The Ancient Americas, The Field Museum's innovative new exhibition, is an exploration of the challenges that human beings everywhere have faced for millennia. It tells the epic story of human life on the American continents, from the arrival of small groups of hunter- gatherers, whose way of life survived into the 20th century, to the great but fragile empires of the Aztecs and the Incas - empires that stretched thousands of miles, encompassed as many as 10 million people, and came to sudden, brutal ends. Seven listening posts inside the exhibition offer gallery overviews in Spanish. All exhibition videos are subtitled in Spanish, and a Spanish language gallery guide is also available.
Based on ground-breaking research by Field Museum scientists and others, The Ancient Americas will shatter long-held preconceptions. Visitors will see for themselves the intelligence and creativity that distinguish human beings, the innovations that allowed groups to diversify and populate the hemisphere from the Arctic to the tip of South America, and the great cities, trade networks, and sophisticated cultures built by Indigenous Peoples long before Europeans decimated their populations and imposed their own cultures on these lands.
These stories of The Ancient Americas are told through captivating displays and activities, with something for visitors of all ages and all levels of interest. Visitors will step into the world of Ice-Age mammoth hunters - Chicago circa 11,000 B.C. They'll walk through a recreation of an 800-year-old pueblo dwelling, survey the monumental earthworks of mound- building peoples, and explore the great cities of Tenochtitlan and Cuzco, capitals of the Aztec and Inca empires. They'll make new discoveries at interactive maps, dioramas, and computer activities, and watch animated videos created specially for this exhibition. They'll follow the Museum's own archaeologists at work in the field, and have opportunities to begin more intensive investigations of their own.

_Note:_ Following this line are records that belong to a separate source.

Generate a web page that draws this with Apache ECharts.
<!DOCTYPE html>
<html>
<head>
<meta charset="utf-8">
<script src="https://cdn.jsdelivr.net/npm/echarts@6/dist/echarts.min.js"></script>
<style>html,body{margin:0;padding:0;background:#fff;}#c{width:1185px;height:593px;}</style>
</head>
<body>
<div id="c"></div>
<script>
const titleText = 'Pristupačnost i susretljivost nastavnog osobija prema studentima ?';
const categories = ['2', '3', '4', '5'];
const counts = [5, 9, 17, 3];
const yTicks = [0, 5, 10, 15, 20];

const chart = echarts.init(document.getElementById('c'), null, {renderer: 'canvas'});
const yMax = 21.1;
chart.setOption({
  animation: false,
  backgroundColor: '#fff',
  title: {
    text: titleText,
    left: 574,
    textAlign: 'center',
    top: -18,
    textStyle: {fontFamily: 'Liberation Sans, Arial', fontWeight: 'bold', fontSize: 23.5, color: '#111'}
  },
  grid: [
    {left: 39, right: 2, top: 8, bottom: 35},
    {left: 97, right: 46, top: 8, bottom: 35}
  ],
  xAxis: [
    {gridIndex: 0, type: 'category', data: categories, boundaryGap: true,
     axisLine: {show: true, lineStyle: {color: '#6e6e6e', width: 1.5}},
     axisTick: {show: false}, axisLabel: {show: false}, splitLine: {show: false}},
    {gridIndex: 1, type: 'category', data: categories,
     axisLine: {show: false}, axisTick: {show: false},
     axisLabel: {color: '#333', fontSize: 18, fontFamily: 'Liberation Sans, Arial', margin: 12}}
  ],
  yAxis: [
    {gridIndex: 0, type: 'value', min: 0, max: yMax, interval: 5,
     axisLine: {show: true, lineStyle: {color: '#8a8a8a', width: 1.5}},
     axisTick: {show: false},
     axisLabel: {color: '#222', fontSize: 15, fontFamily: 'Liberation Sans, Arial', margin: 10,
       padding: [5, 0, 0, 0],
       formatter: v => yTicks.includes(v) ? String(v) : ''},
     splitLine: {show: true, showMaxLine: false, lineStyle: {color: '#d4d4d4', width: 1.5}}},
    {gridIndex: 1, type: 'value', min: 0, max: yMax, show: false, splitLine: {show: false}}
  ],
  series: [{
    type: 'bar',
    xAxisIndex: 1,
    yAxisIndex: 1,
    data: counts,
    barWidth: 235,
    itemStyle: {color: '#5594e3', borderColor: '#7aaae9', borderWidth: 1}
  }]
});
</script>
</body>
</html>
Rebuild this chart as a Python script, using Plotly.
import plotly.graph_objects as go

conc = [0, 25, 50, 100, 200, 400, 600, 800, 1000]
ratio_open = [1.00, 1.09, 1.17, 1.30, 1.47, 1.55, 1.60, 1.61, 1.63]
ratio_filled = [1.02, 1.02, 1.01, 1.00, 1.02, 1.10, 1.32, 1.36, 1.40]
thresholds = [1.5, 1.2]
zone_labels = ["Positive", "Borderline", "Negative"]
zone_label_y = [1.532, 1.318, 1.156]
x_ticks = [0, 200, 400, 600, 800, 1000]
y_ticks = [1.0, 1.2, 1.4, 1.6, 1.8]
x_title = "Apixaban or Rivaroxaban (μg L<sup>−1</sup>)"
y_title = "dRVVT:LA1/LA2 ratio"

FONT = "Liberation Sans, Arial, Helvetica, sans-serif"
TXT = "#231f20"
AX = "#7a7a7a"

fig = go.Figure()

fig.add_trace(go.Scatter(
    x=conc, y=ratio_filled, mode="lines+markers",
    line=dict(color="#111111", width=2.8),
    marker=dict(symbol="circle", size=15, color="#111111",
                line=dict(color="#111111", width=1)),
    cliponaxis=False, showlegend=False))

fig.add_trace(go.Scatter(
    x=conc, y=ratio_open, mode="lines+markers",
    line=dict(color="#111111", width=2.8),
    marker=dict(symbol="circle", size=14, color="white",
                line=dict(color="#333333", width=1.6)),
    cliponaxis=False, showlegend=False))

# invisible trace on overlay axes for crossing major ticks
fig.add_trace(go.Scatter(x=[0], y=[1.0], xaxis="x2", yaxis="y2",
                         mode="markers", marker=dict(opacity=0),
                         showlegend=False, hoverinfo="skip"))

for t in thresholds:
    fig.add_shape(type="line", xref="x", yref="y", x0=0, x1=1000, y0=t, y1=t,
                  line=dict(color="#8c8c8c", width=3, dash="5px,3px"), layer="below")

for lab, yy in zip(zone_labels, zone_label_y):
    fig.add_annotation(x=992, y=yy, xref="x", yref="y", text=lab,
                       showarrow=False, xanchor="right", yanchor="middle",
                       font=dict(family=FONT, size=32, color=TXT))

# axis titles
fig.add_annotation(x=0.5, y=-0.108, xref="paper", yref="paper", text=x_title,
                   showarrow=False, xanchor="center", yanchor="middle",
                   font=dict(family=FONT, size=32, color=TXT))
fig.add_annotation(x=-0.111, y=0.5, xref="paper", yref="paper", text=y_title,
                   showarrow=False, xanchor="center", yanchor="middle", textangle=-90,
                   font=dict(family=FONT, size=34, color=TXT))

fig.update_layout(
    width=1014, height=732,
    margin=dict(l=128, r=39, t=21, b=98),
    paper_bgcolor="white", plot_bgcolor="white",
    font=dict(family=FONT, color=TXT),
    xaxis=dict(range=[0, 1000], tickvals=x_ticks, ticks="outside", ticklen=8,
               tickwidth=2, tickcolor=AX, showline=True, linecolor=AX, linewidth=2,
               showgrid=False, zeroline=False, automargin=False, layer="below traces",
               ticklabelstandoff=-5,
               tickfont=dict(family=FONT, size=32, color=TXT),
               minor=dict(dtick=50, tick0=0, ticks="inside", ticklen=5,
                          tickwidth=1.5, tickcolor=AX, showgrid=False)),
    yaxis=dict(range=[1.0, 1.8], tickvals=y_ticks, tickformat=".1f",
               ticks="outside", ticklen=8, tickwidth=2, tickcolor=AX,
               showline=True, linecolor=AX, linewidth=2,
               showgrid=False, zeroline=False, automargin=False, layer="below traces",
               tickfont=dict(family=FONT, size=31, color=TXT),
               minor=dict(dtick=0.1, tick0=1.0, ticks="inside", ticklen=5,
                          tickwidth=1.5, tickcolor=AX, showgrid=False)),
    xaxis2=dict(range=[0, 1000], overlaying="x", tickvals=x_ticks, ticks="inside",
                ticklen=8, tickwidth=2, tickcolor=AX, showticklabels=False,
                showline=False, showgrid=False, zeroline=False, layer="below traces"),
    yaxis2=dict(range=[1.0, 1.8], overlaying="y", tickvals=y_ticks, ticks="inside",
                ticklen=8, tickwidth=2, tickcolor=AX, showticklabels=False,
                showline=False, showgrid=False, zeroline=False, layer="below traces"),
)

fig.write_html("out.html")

And the artifacts! The Ancient Americas is built on the Field Museum's unsurpassed archaeological collections. Thousands of objects from these collections bring depth and beauty to the stories of the people who made them, and allow visitors to see for themselves the evidence on which our knowledge of the ancient Americans is based. On display are more than 200 ceramic vessels from the Museum's world-famous Peruvian collections; hundreds of luxury and spiritual items from our comprehensive Hopewell collection; 200 of the scarce gold objects left after conquistadors raided Colombia of its treasures, and much more.